En résumé, REACH oblige les industriels à évaluer l’impact de l’utilisation de leurs produits pour la santé et l’environnement, ce qui opère un « renversement de la charge de la preuve », les fabricants ayant l’obligation de démontrer l’inocuité de leurs produits alors qu’actuellement c’est aux autorités publiques qu’il appartient de prouver qu’une substance est  dangereuse. Les substances doivent être enregistrées auprès de l’ Agence européenne des produits chimiques. Un produit non enregistré ne pourra pas être commercialisé. Pour les substances les plus dangereuses, une  procédure d'autorisation est imposée par le règlement.

 

Premier sujet de mécontentement pour les organisations de défense de l’environnement (voir par exemple les réactions de Greenpeace, et du WWF),  des consommateurs (BEUC) ou des partis comme les Verts français au Parlement européen : REACH ne s’appliquera qu’aux substances fabriquées ou importées dans l’Union européenne  en quantités supérieures à une tonne par an, soit, estime-t-on, à  30 000 substances, ce qui signifie que des milliers de substances chimiques seront soustraites à cette réglementation (70 000 selon les estimations).

 

Deuxième (gros) sujet de mécontentement : le principe d'une  substitution obligatoire des substances les plus dangereuses (perturbateurs endocriniens, substances cancérigènes, mutagènes…) a été abandonné dans les cas où des alternatives existent. Les industriels devront étudier ces alternatives possibles, mais ils ne seront pas obligés de procéder à la substitution s'ils peuvent prouver que les risques sont « maîtrisés de façon adéquate » et que les avantages économiques et sociaux excèdent les risques pour la santé et l’environnement.

 

Troisième sujet de mécontentement : le « devoir de vigilance » (ou de prudence) des industries . Ce principe signifie que la production, l'importation et la mise sur le marché des substances, dans des circonstances raisonnablement prévisibles, ne doit pas nuire à la santé ou l'environnement. Mais si le Parlement avait à l’origine posé une obligation claire sous forme d’un amendement à l’article 1, le Conseil a préféré une formulation moins précise qui s’analyse comme une déclaration d’intention figurant dans un considérant (non dans le corps du texte, donc).

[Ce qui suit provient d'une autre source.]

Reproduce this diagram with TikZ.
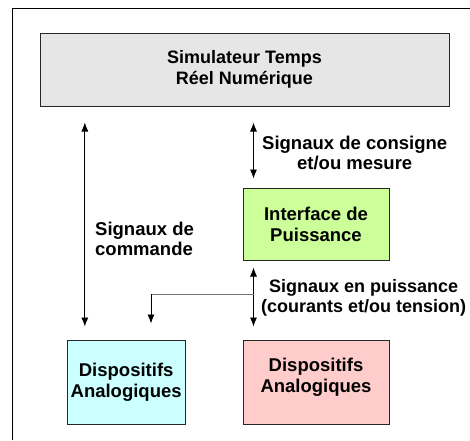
\documentclass[tikz,border=0pt]{standalone}
\usepackage{fontspec}
\setmainfont{Liberation Sans}
\definecolor{SimGray}{RGB}{230, 230, 230}
\definecolor{IfaceGreen}{RGB}{204, 255, 153}
\definecolor{DevCyan}{RGB}{204, 255, 255}
\definecolor{DevPink}{RGB}{255, 204, 204}
\usetikzlibrary{arrows.meta, positioning}

\begin{document}
\begin{tikzpicture}[x=1pt, y=-1pt, font=\bfseries\fontsize{18.5}{21}\selectfont]
      \tikzstyle{block} = [rectangle, draw=black!85, line width=1pt, align=center, text centered]
      \tikzstyle{line} = [draw, line width=0.8pt, {Latex[length=9pt, width=7pt]}-{Latex[length=9pt, width=7pt]}]
      \tikzstyle{tap} = [draw, line width=0.8pt, -{Latex[length=9pt, width=7pt]}]
      \tikzstyle{tag} = [align=center, inner sep=1pt, font=\bfseries\fontsize{18.5}{20.5}\selectfont]

      \useasboundingbox (0,0) rectangle (470,440);
      \draw [line width=0.8pt] (12,440) -- (12,8) -- (470,8);

      \node [block, fill=SimGray, minimum width=409pt, minimum height=73pt, font=\bfseries\fontsize{18}{20.5}\selectfont] (sim) at (244.5,69.5) {Simulateur Temps\\Réel Numérique};
      \node [block, fill=IfaceGreen, minimum width=146pt, minimum height=72pt] (iface) at (316,224) {Interface de\\Puissance};
      \node [block, fill=DevPink, minimum width=146pt, minimum height=84pt, text depth=14pt, below=79pt of iface] (devB) {Dispositifs\\Analogiques};
      \node [block, fill=DevCyan, minimum width=117pt, minimum height=84pt, left=57pt of devB] (devA) {Dispositifs\\Analogiques};

      % connector columns
      \coordinate (cmd) at ([xshift=18pt]devA.north west);
      \coordinate (pwr) at ([xshift=11pt]devB.north west);
      \coordinate (fork) at (151,294);

      \path [line, shorten <=16pt, shorten >=13pt] (sim.south -| cmd) -- (cmd);
      \path [line, shorten <=16pt, shorten >=9pt] (sim.south -| pwr) -- (iface.north -| pwr);
      \path [line, shorten <=7pt, shorten >=13pt] (iface.south -| pwr) -- (pwr);
      \path [tap, draw=black!55, -] (fork -| pwr) -- (fork);
      \path [tap] (fork) -- ([yshift=16pt]fork |- devA.north);

      \node [tag, anchor=west] (tagA) at (261,153) {Signaux de consigne\\et/ou mesure};
      \node [tag, anchor=west, align=left] (tagB) at (94,239) {Signaux de\\commande};
      \node [tag, anchor=west, font=\bfseries\fontsize{18}{20}\selectfont] (tagC) at (260,298) {Signaux en puissance\\(courants et/ou tension)};
\end{tikzpicture}
\end{document}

Quatrième sujet de mécontentement : afin de réduire l’impact (financier notamment) du règlement sur les PME , les obligations d’information des fabricants ou des importateurs pour les substances produites en petites quantités (entre 1 et 10 tonnes) sont allégées,  au détriment des utilisateurs (consommateurs, travailleurs).

 

 

Pour les députés européens Verts, c’est clair : le Parlement européen a « capitulé » devant le lobbying « intense » de l’industrie chimique allemande.

 

 

Mais si les défenseurs de l’environnement et des consommateurs sont mécontents, les représentants de l’industrie ne semblent pas non plus satisfaits, alors qu’ils ont obtenu une belle victoire avec la limitation de l’obligation de substitution contre laquelle ils tiraient à boulets rouges.

 

 

 

Mais ce n’est pas assez, semble-t-il et les industries chimiques continuent à se plaindre du coût de REACH qui aura, selon elles, des conséquences graves sur la compétitivité de l’industrie européenne (avec un chantage sous-jacent à l’emploi). L’argument est bien connu et, en avril 2005, la Commission avait du lancer une étude d’impact à la demande des industries chimiques, étude dont les conclusions ont infirmé la thèse de ces dernières.

 

 

En définitive REACH semble mettre les adversaires d’accord au moins sur un point : ça ne va pas.

 

 

Un jugement à nuancer si l’on considère les progrès que constituent le système d’enregistrement et le renversement de la charge de la preuve. Mais le résultat est, c'est vrai, loin de correspondre aux attentes qu’avaient suscitées la proposition initiale de la Commission européenne.